Brexit: Can Theresa May's government survive?
- Published
A Brexit-supporting member of the cabinet has a simple analogy to explain whether Theresa May's government can survive.
The government will crash onto the rocks if it ends up with no deal on Brexit or indefinite membership of an EU customs union, this minister told me.
"So we need to find a place between those two extremes," the minister said.
If the prime minister opted for membership of a customs union to avoid no deal, then the minister would resign from the cabinet.
If Britain fell into no-deal, then there would be no government from which to resign.
The comparison of Theresa May to the captain of a stricken ship trying to chart a course between the jagged rocks of no-deal and a customs union shows why the prime minister finds herself in such a politically perilous position.
The waterway between the two sets of rocks is fiendishly narrow. As one comes into view - a customs union - the ship appears to lurch towards the no-deal rocks.
The sharp dilemma became apparent when Dominic Raab, the Brexit secretary, told EU's chief Brexit negotiator Michel Barnier on Sunday that the UK could not accept a proposal drawn up by UK and EU officials for the Northern Ireland backstop.
This is the arrangement to guarantee no hard border in Northern Ireland if, by the end of a 20 month transition period following Brexit, the UK and the EU have failed to agree a satisfactory trade deal for the future.
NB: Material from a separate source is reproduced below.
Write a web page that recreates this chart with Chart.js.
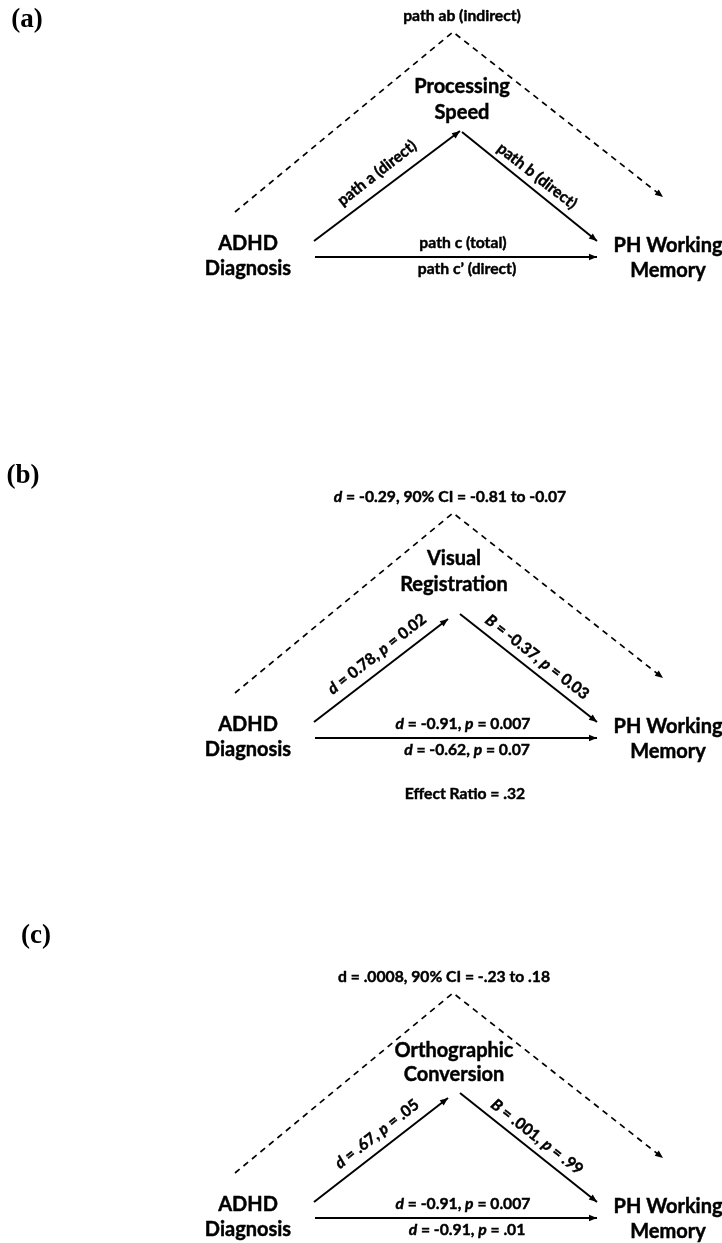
<!DOCTYPE html>
<html>
<head>
<meta charset="utf-8">
<script src="https://cdn.jsdelivr.net/npm/chart.js@4.4.1/dist/chart.umd.min.js"></script>
<style>
  html, body { margin: 0; padding: 0; background: #fff; }
  #wrap { width: 722px; height: 1243px; position: relative; }
</style>
</head>
<body>
<div id="wrap"><canvas id="diagram"></canvas></div>
<script>
/* ================= DATA ================= */
const panelNames = ["(a)", "(b)", "(c)"];
const mediatorNames = [["Processing", "Speed"], ["Visual", "Registration"], ["Orthographic", "Conversion"]];
const predictorName = ["ADHD", "Diagnosis"];
const outcomeName = ["PH Working", "Memory"];
// *...* marks italic text
const indirectLabels = ["path ab (indirect)", "*d* = -0.29, 90% CI = -0.81 to -0.07", "d = .0008, 90% CI = -.23 to .18"];
const pathALabels = ["path a (direct)", "*d* = 0.78, *p* = 0.02", "*d* = .67, *p* = .05"];
const pathBLabels = ["path b (direct)", "*B* = -0.37, *p* = 0.03", "*B* = .001, *p* = .99"];
const pathCLabels = ["path c (total)", "*d* = -0.91, *p* = 0.007", "*d* = -0.91, *p* = 0.007"];
const pathCPrimeLabels = ["path c\u2019 (direct)", "*d* = -0.62, *p* = 0.07", "*d* = -0.91, *p* = .01"];
const effectRatioLabels = [null, "Effect Ratio = .32", null];

/* ================= LAYOUT (panel-local units) ================= */
const panelTop = [0, 481, 961];
const apex = [453, 32];
const dashLeftEnd = [235, 212];
const dashRightEnd = [663, 197];
const pathAStart = [314, 241];
const pathAEnd = [[460, 131], [448, 138], [448, 137]];
const pathBStart = [[462, 132], [460, 133], [460, 132]];
const pathBEnd = [597, 241];
const pathCY = 257;
const pathCX = [315, 597];

const FONT = "Lato, 'Open Sans', sans-serif";

function pt(p, i) { return { x: p[0], y: p[1] + panelTop[i] }; }

const datasets = [];
panelNames.forEach((_, i) => {
  datasets.push({
    data: [pt(dashLeftEnd, i), pt(apex, i), pt(dashRightEnd, i)],
    borderDash: [6, 5], borderWidth: 1.7, arrow: true
  });
  datasets.push({ data: [pt(pathAStart, i), pt(pathAEnd[i], i)], borderWidth: 2, arrow: true });
  datasets.push({ data: [pt(pathBStart[i], i), pt(pathBEnd, i)], borderWidth: 2, arrow: true });
  datasets.push({ data: [pt([pathCX[0], pathCY], i), pt([pathCX[1], pathCY], i)], borderWidth: 2, arrow: true });
});
datasets.forEach(ds => {
  ds.showLine = true;
  ds.borderColor = "#000";
  ds.pointRadius = 0;
  ds.fill = false;
  ds.tension = 0;
});

/* ================= TEXT + ARROW PLUGIN ================= */
function drawRich(ctx, text, x, y, size, angle) {
  const parts = text.split("*");
  const fontFor = k => (k % 2 ? "italic " : "") + "bold " + size + "px " + FONT;
  let total = 0;
  parts.forEach((s, k) => { ctx.font = fontFor(k); total += ctx.measureText(s).width; });
  ctx.save();
  ctx.translate(x, y);
  ctx.rotate((angle || 0) * Math.PI / 180);
  ctx.textBaseline = "middle";
  ctx.textAlign = "left";
  ctx.lineWidth = 0.45;
  ctx.strokeStyle = "#000";
  let cx = -total / 2;
  parts.forEach((s, k) => {
    ctx.font = fontFor(k);
    ctx.fillText(s, cx, 0);
    ctx.strokeText(s, cx, 0);
    cx += ctx.measureText(s).width;
  });
  ctx.restore();
}

const diagramPlugin = {
  id: "diagram",
  afterDatasetsDraw(chart) {
    const ctx = chart.ctx;
    const xs = chart.scales.x, ys = chart.scales.y;
    const px = (x, y) => [xs.getPixelForValue(x), ys.getPixelForValue(y)];

    // arrow heads
    chart.data.datasets.forEach(ds => {
      if (!ds.arrow) return;
      const n = ds.data.length;
      const [x1, y1] = px(ds.data[n - 2].x, ds.data[n - 2].y);
      const [x2, y2] = px(ds.data[n - 1].x, ds.data[n - 1].y);
      const a = Math.atan2(y2 - y1, x2 - x1);
      const L = 8, W = 3.3;
      ctx.save();
      ctx.fillStyle = "#000";
      ctx.beginPath();
      ctx.moveTo(x2, y2);
      ctx.lineTo(x2 - L * Math.cos(a) + W * Math.sin(a), y2 - L * Math.sin(a) - W * Math.cos(a));
      ctx.lineTo(x2 - L * Math.cos(a) - W * Math.sin(a), y2 - L * Math.sin(a) + W * Math.cos(a));
      ctx.closePath();
      ctx.fill();
      ctx.restore();
    });

    ctx.save();
    ctx.fillStyle = "#000";
    const panelLabelPos = [[27, 20], [23, -5], [36, -25]];
    const indirectX = [462, 450, 444];
    const medY = [[87, 113], [78, 104], [90, 114]];
    const medX = [462, 454, 454];
    panelNames.forEach((name, i) => {
      const T = panelTop[i];
      const at = (x, y) => px(x, y + T);

      let [lx, ly] = at(panelLabelPos[i][0], panelLabelPos[i][1]);
      ctx.font = "bold 27px 'Liberation Serif', 'Times New Roman', serif";
      ctx.textAlign = "center";
      ctx.textBaseline = "middle";
      ctx.fillText(name, lx, ly);

      let p = at(indirectX[i], 16); drawRich(ctx, indirectLabels[i], p[0], p[1], 15.7);
      p = at(medX[i], medY[i][0]); drawRich(ctx, mediatorNames[i][0], p[0], p[1], 20);
      p = at(medX[i], medY[i][1]); drawRich(ctx, mediatorNames[i][1], p[0], p[1], 20);
      p = at(248, 244); drawRich(ctx, predictorName[0], p[0], p[1], 20);
      p = at(248, 269); drawRich(ctx, predictorName[1], p[0], p[1], 20);
      p = at(668, 246); drawRich(ctx, outcomeName[0], p[0], p[1], 20);
      p = at(668, 271); drawRich(ctx, outcomeName[1], p[0], p[1], 20);
      p = at(377, 173); drawRich(ctx, pathALabels[i], p[0], p[1], 15.7, -38);
      p = at(537, 176); drawRich(ctx, pathBLabels[i], p[0], p[1], 15.7, 38);
      p = at(463, 243); drawRich(ctx, pathCLabels[i], p[0], p[1], 15.7);
      p = at(467, 269); drawRich(ctx, pathCPrimeLabels[i], p[0], p[1], 15.7);
      if (effectRatioLabels[i]) {
        p = at(465, 313); drawRich(ctx, effectRatioLabels[i], p[0], p[1], 15.7);
      }
    });
    ctx.restore();
  }
};

/* ================= CHART ================= */
new Chart(document.getElementById("diagram"), {
  type: "scatter",
  data: { datasets: datasets },
  options: {
    responsive: true,
    maintainAspectRatio: false,
    animation: false,
    layout: { padding: 0 },
    plugins: { legend: { display: false }, tooltip: { enabled: false } },
    scales: {
      x: { type: "linear", min: 0, max: 722, display: false },
      y: { type: "linear", min: 0, max: 1243, reverse: true, display: false }
    }
  },
  plugins: [diagramPlugin]
});
</script>
</body>
</html>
The 'backstop to the backstop'
The EU reportedly moved over the last week, by saying that the UK as a whole could join this version of the customs union.
Brexit-supporting members of the cabinet and others say this would have to have a guaranteed end date, a demand resisted by No 10 which says that is a deal breaker with the EU.
In order to provide a definitive guarantee of no hard border in Northern Ireland, the EU stuck to its fundamental position. This states that the prime minister would have to agree that Northern Ireland would remain within an EU regulatory zone just in case the new proposals are not agreed.
This is being dubbed the backstop to the backstop which would see checks down the Irish Sea.
Theresa May is adamant that the UK as a whole must be treated as one customs territory, with no distinction for Northern Ireland. It appears that the prime minister may be willing to allow separate treatment for Northern Ireland for regulatory checks on agri-products and manufactured goods.
Mrs May feels strongly about treating the UK as one customs territory, because she believes that anything else would effectively lead to the break up of the UK.
The DUP is warning that it may no longer prop up her government if she gives too much ground.
Sammy Wilson, the DUP's Brexit spokesman, told me over the summer, external that there would be "physical opposition" by Unionists to additional barriers placed within the UK between Northern Ireland and Great Britain.
The current impasse, which means that no UK-EU talks are scheduled before the start of a Brussels summit on Wednesday, means that the rocks of no deal are now starting to hove into view.
Supporters of a deal will be hoping that Northern Ireland will provide a positive analogy.
Hopes of a deal appeared hopeless in the final days and then - with interventions from Bill Clinton but ill will still hanging in the air - they pulled off the Good Friday Agreement in 1998.
But then talks can also fail - and fail dramatically.